What to work on
Output nothing but the number of lines that include the word "with".

Figure scripts
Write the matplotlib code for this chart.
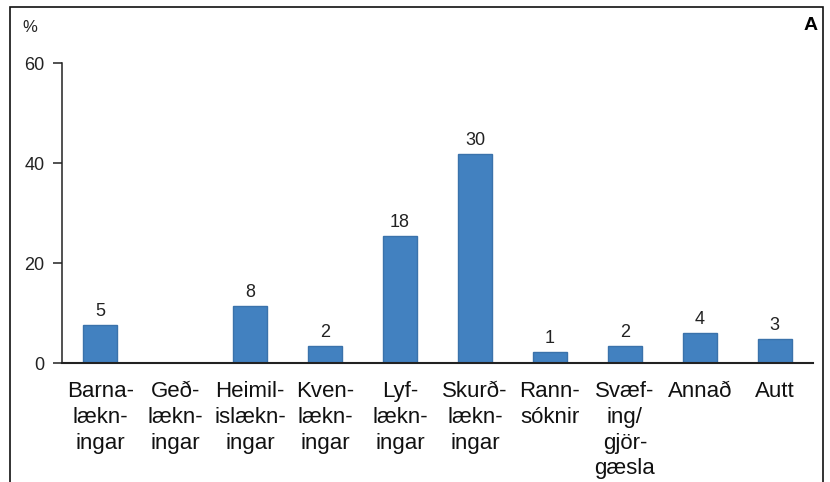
"""
Súlurit: skipting eftir sérgreinum (%) með fjölda ofan á súlum
"""
import matplotlib
matplotlib.use("Agg")
import matplotlib.pyplot as plt
from matplotlib.patches import Rectangle

# Gögn
flokkar = ["Barna-\nlækn-\ningar", "Geð-\nlækn-\ningar", "Heimil-\nislækn-\ningar",
           "Kven-\nlækn-\ningar", "Lyf-\nlækn-\ningar", "Skurð-\nlækn-\ningar",
           "Rann-\nsóknir", "Svæf-\ning/\ngjör-\ngæsla", "Annað", "Autt"]
hlutfall = [7.6, 0, 11.5, 3.4, 25.4, 41.9, 2.3, 3.4, 6.1, 4.9]
fjoldi = ["5", "", "8", "2", "18", "30", "1", "2", "4", "3"]
y_ticks = [0, 20, 40, 60]

plt.rcParams['font.family'] = ['Liberation Sans', 'DejaVu Sans']

fig = plt.figure(figsize=(8.3, 4.82), dpi=100)
ax = fig.add_axes([62 / 830, 1 - 363 / 482, 751 / 830, 300 / 482])

x = list(range(len(flokkar)))
bars = ax.bar(x, hlutfall, width=0.46, color='#4281c0', edgecolor='#3a72ab', linewidth=1.0)

# Fjöldi ofan á súlum
for b, lab in zip(bars, fjoldi):
    if lab:
        ax.annotate(lab, (b.get_x() + b.get_width() / 2, b.get_height()),
                    xytext=(0, 3.5), textcoords='offset points',
                    ha='center', va='bottom', fontsize=13, color='#222222')

ax.set_xlim(-0.51, len(flokkar) - 0.49)
ax.set_ylim(0, 60)
ax.set_yticks(y_ticks)
ax.set_xticks(x)
ax.set_xticklabels(flokkar, fontsize=16, linespacing=1.3, va='top')
ax.tick_params(axis='x', length=0, pad=13, colors='#111111')
ax.tick_params(axis='y', length=6.5, width=1.1, pad=6, labelsize=13, colors='#222222')

for s in ['top', 'right']:
    ax.spines[s].set_visible(False)
ax.spines['left'].set_linewidth(1.1)
ax.spines['bottom'].set_linewidth(1.5)
ax.spines['left'].set_color('#222222')
ax.spines['bottom'].set_color('#222222')

# Rammi utan um myndina (neðri brún skorin af)
fig.patches.append(Rectangle((10 / 830, -0.05), 813 / 830, 1.05 - 7 / 482,
                             transform=fig.transFigure, fill=False,
                             edgecolor='#111111', linewidth=1.2))

fig.text(22 / 830, 1 - 27 / 482, "%", fontsize=12, va='center', ha='left', color='#222222')
fig.text(818 / 830, 1 - 25 / 482, "A", fontsize=14, fontweight='heavy', va='center', ha='right')

fig.savefig("out.png", dpi=100)
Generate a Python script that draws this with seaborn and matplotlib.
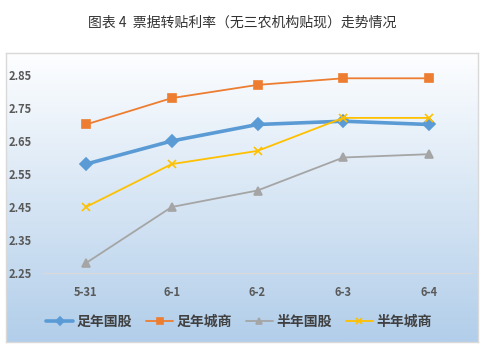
import numpy as np
import pandas as pd
import matplotlib
matplotlib.use("Agg")
import matplotlib.pyplot as plt
import seaborn as sns

sns.set_theme(style="white")
plt.rcParams['font.family'] = ['Noto Sans CJK SC', 'DejaVu Sans']

dates = ["5-31", "6-1", "6-2", "6-3", "6-4"]
zu_guogu = [2.58, 2.65, 2.70, 2.71, 2.70]
zu_chengshang = [2.70, 2.78, 2.82, 2.84, 2.84]
ban_guogu = [2.28, 2.45, 2.50, 2.60, 2.61]
ban_chengshang = [2.45, 2.58, 2.62, 2.72, 2.72]
series_names = ["足年国股", "足年城商", "半年国股", "半年城商"]
yticks = [2.25, 2.35, 2.45, 2.55, 2.65, 2.75, 2.85]
title = "图表 4  票据转贴利率（无三农机构贴现）走势情况"

values = [zu_guogu, zu_chengshang, ban_guogu, ban_chengshang]
colors = ["#5b9bd5", "#ed7d31", "#a5a5a5", "#ffc000"]
markers = ["D", "s", "^", "x"]
msizes = [6, 6, 6, 6]
lws = [2.6, 1.3, 1.3, 1.3]

df = pd.DataFrame({
    "date": dates * 4,
    "series": np.repeat(series_names, len(dates)),
    "value": np.concatenate(values),
})

W, H = 484, 348
fig = plt.figure(figsize=(W / 100, H / 100), dpi=100)
fig.patch.set_facecolor("white")

# gradient background box
bx0, bx1, by0, by1 = 6 / W, 478 / W, 1 - 342 / H, 1 - 53 / H
bg = fig.add_axes([bx0, by0, bx1 - bx0, by1 - by0], zorder=0)
grad = np.linspace(0, 1, 256).reshape(-1, 1)
top = np.array([253, 254, 255]) / 255
bot = np.array([178, 206, 234]) / 255
img = top[None, None, :] * (1 - grad[:, :, None]) + bot[None, None, :] * grad[:, :, None]
bg.imshow(img, aspect="auto", extent=[0, 1, 0, 1], origin="upper")
bg.set_xlim(0, 1); bg.set_ylim(0, 1)
bg.set_xticks([]); bg.set_yticks([])
for s in bg.spines.values():
    s.set_color("#d9d9d9"); s.set_linewidth(1)

ax = fig.add_axes([43 / W, 1 - 273 / H, 429 / W, (273 - 58.5) / H], zorder=1)
ax.patch.set_alpha(0)

for name, c, m, ms, lw in zip(series_names, colors, markers, msizes, lws):
    sub = df[df["series"] == name]
    sns.lineplot(data=sub, x="date", y="value", ax=ax, color=c, marker=m,
                 markersize=ms, linewidth=lw, markeredgecolor=c,
                 markeredgewidth=1.2, label=name, legend=False)

ax.set_xlim(-0.5, len(dates) - 0.5)
ax.set_ylim(2.25, 2.90)
ax.set_yticks(yticks)
ax.set_yticklabels([f"{v:.2f}" for v in yticks])
ax.set_xlabel(""); ax.set_ylabel("")
for s in ["top", "right", "left"]:
    ax.spines[s].set_visible(False)
ax.spines["bottom"].set_color("#d9d9d9")
ax.spines["bottom"].set_linewidth(0.8)
ax.tick_params(axis="both", length=0, labelsize=8, labelcolor="#595959")
ax.tick_params(axis="x", pad=9)
for lab in ax.get_xticklabels() + ax.get_yticklabels():
    lab.set_fontweight("bold")
for lab in ax.get_yticklabels():
    lab.set_horizontalalignment("left")
ax.yaxis.set_tick_params(pad=25)

handles, labels = ax.get_legend_handles_labels()
leg = fig.legend(handles, labels, loc="center", bbox_to_anchor=(0.493, 1 - 322 / H),
                 ncol=4, frameon=False, prop={"size": 10, "weight": "bold"},
                 handlelength=2.0, columnspacing=1.0, handletextpad=0.2,
                 markerscale=0.7, labelcolor="#404040")

fig.text(0.5, 1 - 23 / H, title, ha="center", va="center", fontsize=10, color="#333333")

fig.savefig("out.png", dpi=100)
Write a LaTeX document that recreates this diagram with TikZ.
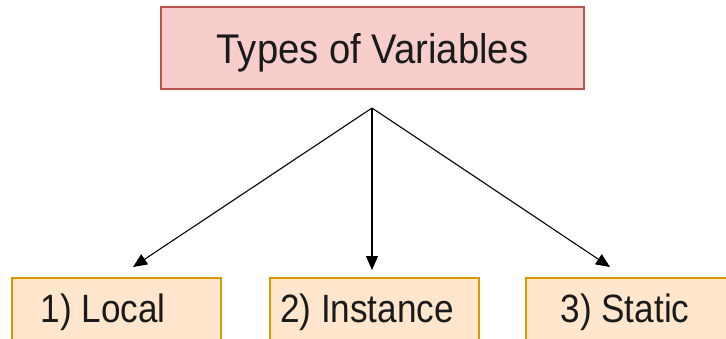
\documentclass[tikz,border=0pt]{standalone}
\usepackage{fontspec}
\setmainfont{Liberation Sans}
\usetikzlibrary{arrows.meta}
\definecolor{topfill}{HTML}{F8CECC}
\definecolor{topdraw}{HTML}{B85450}
\definecolor{botfill}{HTML}{FFE6CC}
\definecolor{botdraw}{HTML}{D79B00}
\definecolor{txt}{HTML}{1A1A1A}
\tikzset{
  topbox/.style={draw=topdraw, fill=topfill, line width=1.2pt, minimum width=423pt, minimum height=82pt, inner sep=0pt},
  botbox/.style={draw=botdraw, fill=botfill, line width=1.2pt, minimum width=209pt, minimum height=90pt, inner sep=0pt},
  lbl/.style={inner sep=0pt, anchor=base, text=txt, xscale=0.89, font=\fontsize{39.5}{44}\selectfont},
  conn/.style={line width=1.1pt, -{Triangle[length=14pt,width=12pt]}}
}
\begin{document}
\begin{tikzpicture}[x=1pt,y=-1pt]
\useasboundingbox (0,0) rectangle (726,338);
\begin{scope}
\clip (0,0) rectangle (726,338);
\node[topbox] (top) at (372.5,48) {};
\node[lbl, xscale=1.035, font=\fontsize{41.5}{46}\selectfont] (toptxt) at (372.5,63) {Types of Variables};
\node[botbox] (b1) at (116.5,323) {};
\node[botbox] (b2) at (374.5,323) {};
\node[botbox] (b3) at (630.5,323) {};
\node[lbl] (t1) at (103,322) {1) Local};
\node[lbl] (t2) at (367,322) {2) Instance};
\node[lbl] (t3) at (625,322) {3) Static};
\coordinate (apex) at (372,108);
\coordinate (e1) at (133,267);
\coordinate (e2) at (372,270);
\coordinate (e3) at (610,267);
\draw[conn] (apex) -- (e1);
\draw[conn] (apex) -- (e2);
\draw[conn] (apex) -- (e3);
\end{scope}
\end{tikzpicture}
\end{document}
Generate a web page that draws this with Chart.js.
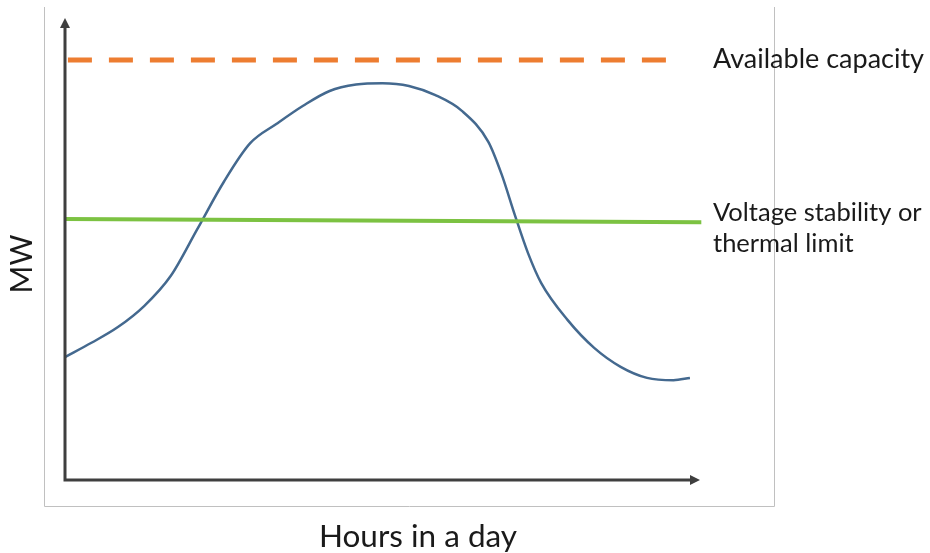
<!DOCTYPE html>
<html>
<head>
<meta charset="utf-8">
<script src="https://cdn.jsdelivr.net/npm/chart.js@4.4.1/dist/chart.umd.min.js"></script>
<style>
  html, body { margin: 0; padding: 0; background: #ffffff; }
  #wrap { width: 930px; height: 553px; position: relative; }
</style>
</head>
<body>
<div id="wrap"><canvas id="c" width="930" height="553"></canvas></div>
<script>
// Hours of the day (x) and MW (y, relative units)
const loadHours = [0, 1, 2, 3, 4, 5, 6, 7, 8, 9, 10, 11, 12, 13, 14, 15, 16, 16.5, 17, 17.5, 18, 19, 20, 21, 22, 23, 23.62];
const loadMW    = [26.6, 29.7, 33.1, 37.7, 44.2, 54.3, 64.5, 72.9, 77.1, 81.0, 84.2, 85.6, 85.9, 85.3, 83.3, 79.9, 73.2, 66.2, 57.4, 49.1, 42.6, 34.6, 28.6, 24.5, 22.1, 21.6, 22.1];
const capacityHours = [0.11, 22.94];
const capacityMW    = [90.9, 90.9];
const limitHours = [0, 24.05];
const limitMW    = [56.5, 55.8];
const xRange = [0, 24];
const yRange = [0, 100];
const capacityLabel = "Available capacity";
const limitLabel = ["Voltage stability or", "thermal limit"];
const xTitle = "Hours in a day";
const yTitle = "MW";

const toPts = (xs, ys) => xs.map((x, i) => ({ x: x, y: ys[i] }));

const FONT = "Lato, 'Open Sans', sans-serif";

const decor = {
  id: 'decor',
  beforeDatasetsDraw(chart) {
    const { ctx } = chart;
    ctx.save();
    ctx.strokeStyle = '#c0c0c0';
    ctx.lineWidth = 1;
    ctx.beginPath();
    ctx.moveTo(44.5, 7);
    ctx.lineTo(44.5, 506.5);
    ctx.lineTo(774.5, 506.5);
    ctx.lineTo(774.5, 7);
    ctx.stroke();
    ctx.restore();
  },
  afterDatasetsDraw(chart) {
    const { ctx, chartArea: a } = chart;
    ctx.save();
    ctx.strokeStyle = '#3f3f3f';
    ctx.fillStyle = '#3f3f3f';
    ctx.lineWidth = 3;
    ctx.beginPath();
    ctx.moveTo(a.left, a.top + 8);
    ctx.lineTo(a.left, a.bottom);
    ctx.lineTo(a.right - 8, a.bottom);
    ctx.stroke();
    ctx.beginPath();
    ctx.moveTo(a.left, a.top);
    ctx.lineTo(a.left - 5, a.top + 10);
    ctx.lineTo(a.left + 5, a.top + 10);
    ctx.closePath();
    ctx.fill();
    ctx.beginPath();
    ctx.moveTo(a.right, a.bottom);
    ctx.lineTo(a.right - 10, a.bottom - 5);
    ctx.lineTo(a.right - 10, a.bottom + 5);
    ctx.closePath();
    ctx.fill();

    const ys = chart.scales.y;
    ctx.fillStyle = '#1a1a1a';
    ctx.textBaseline = 'middle';
    ctx.textAlign = 'left';
    ctx.font = "27px " + FONT;
    ctx.fillText(capacityLabel, 713, ys.getPixelForValue(capacityMW[0]) - 1);
    const ly = ys.getPixelForValue(limitMW[1]);
    ctx.font = "25.5px " + FONT;
    ctx.fillText(limitLabel[0], 713, ly - 9);
    ctx.fillText(limitLabel[1], 713, ly + 22);

    ctx.font = "31.5px " + FONT;
    ctx.textAlign = 'center';
    ctx.fillText(xTitle, 418, 537);

    ctx.save();
    ctx.translate(22, 264);
    ctx.rotate(-Math.PI / 2);
    ctx.font = "30px " + FONT;
    ctx.fillText(yTitle, 0, 0);
    ctx.restore();
    ctx.restore();
  }
};

new Chart(document.getElementById('c'), {
  type: 'line',
  data: {
    datasets: [
      {
        label: 'Available capacity',
        data: toPts(capacityHours, capacityMW),
        borderColor: '#ed7d31',
        borderWidth: 5,
        borderDash: [24, 17],
        pointRadius: 0,
        fill: false
      },
      {
        label: 'Limit',
        data: toPts(limitHours, limitMW),
        borderColor: '#7cc242',
        borderWidth: 4,
        pointRadius: 0,
        fill: false
      },
      {
        label: 'Load',
        data: toPts(loadHours, loadMW),
        borderColor: '#44698f',
        borderWidth: 2.5,
        pointRadius: 0,
        cubicInterpolationMode: 'monotone',
        fill: false
      }
    ]
  },
  options: {
    responsive: false,
    animation: false,
    clip: false,
    layout: { padding: { left: 65, right: 230, top: 18, bottom: 73 } },
    plugins: { legend: { display: false }, tooltip: { enabled: false } },
    scales: {
      x: { type: 'linear', min: xRange[0], max: xRange[1], display: false },
      y: { type: 'linear', min: yRange[0], max: yRange[1], display: false }
    }
  },
  plugins: [decor]
});
</script>
</body>
</html>
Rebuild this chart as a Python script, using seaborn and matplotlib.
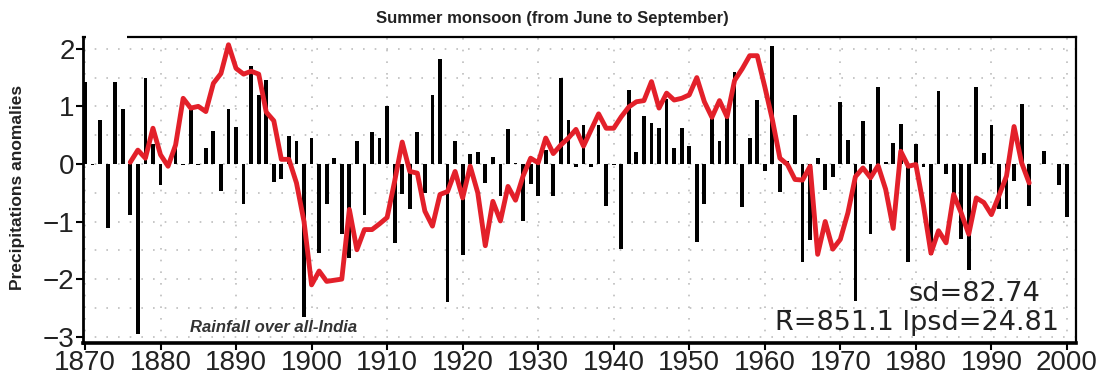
import matplotlib
matplotlib.use("Agg")
import matplotlib.pyplot as plt
import numpy as np
import pandas as pd
import seaborn as sns
from matplotlib.ticker import MultipleLocator
from matplotlib.patches import Rectangle

# Yearly all-India summer (JJAS) rainfall anomalies, standardised
years = list(range(1870, 2001))
anomalies = [
    1.43, -0.02, 0.76, -1.12, 1.42, 0.95, -0.88, -2.95, 1.50, 0.35,   # 1870s
    -0.36, 0.05, 0.40, -0.01, 0.94, -0.02, 0.28, 0.58, -0.47, 0.96,   # 1880s
    0.65, -0.69, 1.70, 1.20, 1.45, -0.32, -0.26, 0.48, 0.39, -2.66,   # 1890s
    0.45, -1.54, -0.69, 0.10, -1.21, -1.63, 0.40, -0.88, 0.55, 0.45,  # 1900s
    1.00, -1.37, -0.53, -0.79, 0.55, -0.50, 1.19, 1.83, -2.40, 0.39,  # 1910s
    -1.59, 0.17, 0.20, -0.33, 0.12, -0.56, 0.61, 0.01, -0.99, -0.34,  # 1920s
    -0.56, 0.25, -0.56, 1.49, 0.76, -0.05, 0.68, -0.05, 0.68, -0.73,  # 1930s
    -0.01, -1.48, 1.29, 0.21, 0.84, 0.71, 0.63, 1.13, 0.28, 0.63,     # 1940s
    0.31, -1.35, -0.69, 0.81, 0.40, 0.90, 1.59, -0.75, 0.45, 1.11,    # 1950s
    -0.12, 2.05, -0.48, 0.05, 0.85, -1.70, -1.32, 0.10, -0.45, -0.22, # 1960s
    1.07, 0.42, -2.38, 0.74, -1.22, 1.33, 0.03, 0.37, 0.69, -1.71,    # 1970s
    0.35, -0.05, -1.59, 1.26, -0.17, -0.60, -1.30, -1.84, 1.33, 0.19, # 1980s
    0.68, -0.79, -0.79, -0.30, 1.04, -0.73, 0.00, 0.22, 0.00, -0.36,  # 1990s
    -0.93,                                                            # 2000
]

# Low-frequency component of the same series
smooth_years = list(range(1876, 1996))
smooth = [
    0.03, 0.24, 0.10, 0.62,                                            # 1876-79
    0.16, -0.04, 0.33, 1.14, 0.97, 1.00, 0.91, 1.40, 1.57, 2.07,       # 1880s
    1.66, 1.56, 1.61, 1.56, 0.90, 0.75, 0.08, 0.08, -0.33, -1.00,      # 1890s
    -2.10, -1.86, -2.04, -2.02, -2.00, -0.79, -1.49, -1.14, -1.14, -1.04,  # 1900s
    -0.93, -0.30, 0.38, -0.13, -0.16, -0.82, -1.08, -0.53, -0.48, -0.13,   # 1910s
    -0.59, -0.04, -0.50, -1.42, -0.65, -0.99, -0.39, -0.63, -0.21, 0.10,   # 1920s
    0.02, 0.45, 0.18, 0.33, 0.45, 0.60, 0.31, 0.59, 0.87, 0.62,        # 1930s
    0.62, 0.82, 0.99, 1.08, 1.10, 1.43, 0.97, 1.23, 1.11, 1.14,        # 1940s
    1.20, 1.50, 1.08, 0.81, 1.10, 0.82, 1.45, 1.65, 1.88, 1.88,        # 1950s
    1.34, 0.77, 0.10, -0.01, -0.27, -0.28, -0.04, -1.57, -1.00, -1.48, # 1960s
    -1.31, -0.85, -0.22, -0.07, -0.24, -0.03, -0.44, -1.12, 0.22, -0.04,   # 1970s
    -0.01, -0.72, -1.55, -1.16, -1.37, -0.53, -0.85, -1.22, -0.59, -0.67,  # 1980s
    -0.88, -0.55, -0.21, 0.65, 0.02, -0.33,                            # 1990-95
]

title = "Summer monsoon (from June to September)"
ylabel = "Precipitations anomalies"
region = "Rainfall over all-India"
sd_text = "sd=82.74"
mean_text = "R\u0304=851.1 lpsd=24.81"
x_ticks = list(range(1870, 2001, 10))
y_ticks = [-3, -2, -1, 0, 1, 2]

sns.set_style("ticks")
plt.rcParams["font.family"] = ["Liberation Sans", "DejaVu Sans"]
plt.rcParams["axes.unicode_minus"] = True

W, H = 1102, 381
fig = plt.figure(figsize=(W / 100, H / 100), dpi=100)
ax = fig.add_axes([83 / W, 1 - 343 / H, (1076 - 83) / W, (343 - 36.7) / H])

bars = pd.DataFrame({"year": years, "anomaly": anomalies})
sns.barplot(data=bars, x="year", y="anomaly", native_scale=True, width=0.5,
            color="black", saturation=1, errorbar=None, edgecolor="black",
            linewidth=0, ax=ax, zorder=2)

line = pd.DataFrame({"year": smooth_years, "value": smooth})
sns.lineplot(data=line, x="year", y="value", color="#e3202a", linewidth=3.5,
             ax=ax, zorder=3)

ax.set_xlim(1869.74, 2001.2)
ax.set_ylim(-3.11, 2.21)
ax.set_xticks(x_ticks)
ax.set_yticks(y_ticks)
ax.yaxis.set_minor_locator(MultipleLocator(0.5))
ax.set_xlabel("")
ax.set_ylabel("")

# dotted background grid
ax.set_axisbelow(True)
grid_kw = dict(color="#bdbdbd", linestyle=(0, (1, 6)), linewidth=1.2)
ax.grid(True, which="major", axis="both", **grid_kw)
ax.grid(True, which="minor", axis="y", **grid_kw)

ax.tick_params(axis="both", which="major", direction="out", length=5,
               width=1.5, color="black", labelsize=20, pad=1)
ax.tick_params(axis="x", which="major", pad=0)
ax.tick_params(axis="y", which="minor", length=0)
for lab in ax.get_xticklabels() + ax.get_yticklabels():
    lab.set_color("#222222")

for side, lw in [("left", 2.0), ("bottom", 2.6), ("top", 1.6), ("right", 1.6)]:
    ax.spines[side].set_visible(True)
    ax.spines[side].set_linewidth(lw)
    ax.spines[side].set_color("black")

# break in the upper frame at the top-left corner
fig.add_artist(Rectangle((86 / W, 1 - 41 / H), 41 / W, 10 / H,
                         transform=fig.transFigure, facecolor="white",
                         edgecolor="none", zorder=10))

fig.text(552 / W, 1 - 18 / H, title, ha="center", va="center",
         fontsize=12, fontweight="bold", color="#222222")
fig.text(18 / W, 1 - 187 / H, ylabel, ha="center", va="center",
         rotation=90, fontsize=12.5, fontweight="bold", color="#222222")

fig.text(190 / W, 1 - 327 / H, region, ha="left", va="center",
         fontsize=12, fontweight="bold", fontstyle="italic", color="#333333")
fig.text(908 / W, 1 - 294 / H, sd_text, ha="left", va="center",
         fontsize=19.5, family="DejaVu Sans", color="#222222")
fig.text(775 / W, 1 - 323 / H, mean_text, ha="left", va="center",
         fontsize=19.5, family="DejaVu Sans", color="#222222")

fig.savefig("out.png", dpi=100, facecolor="white")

Result
3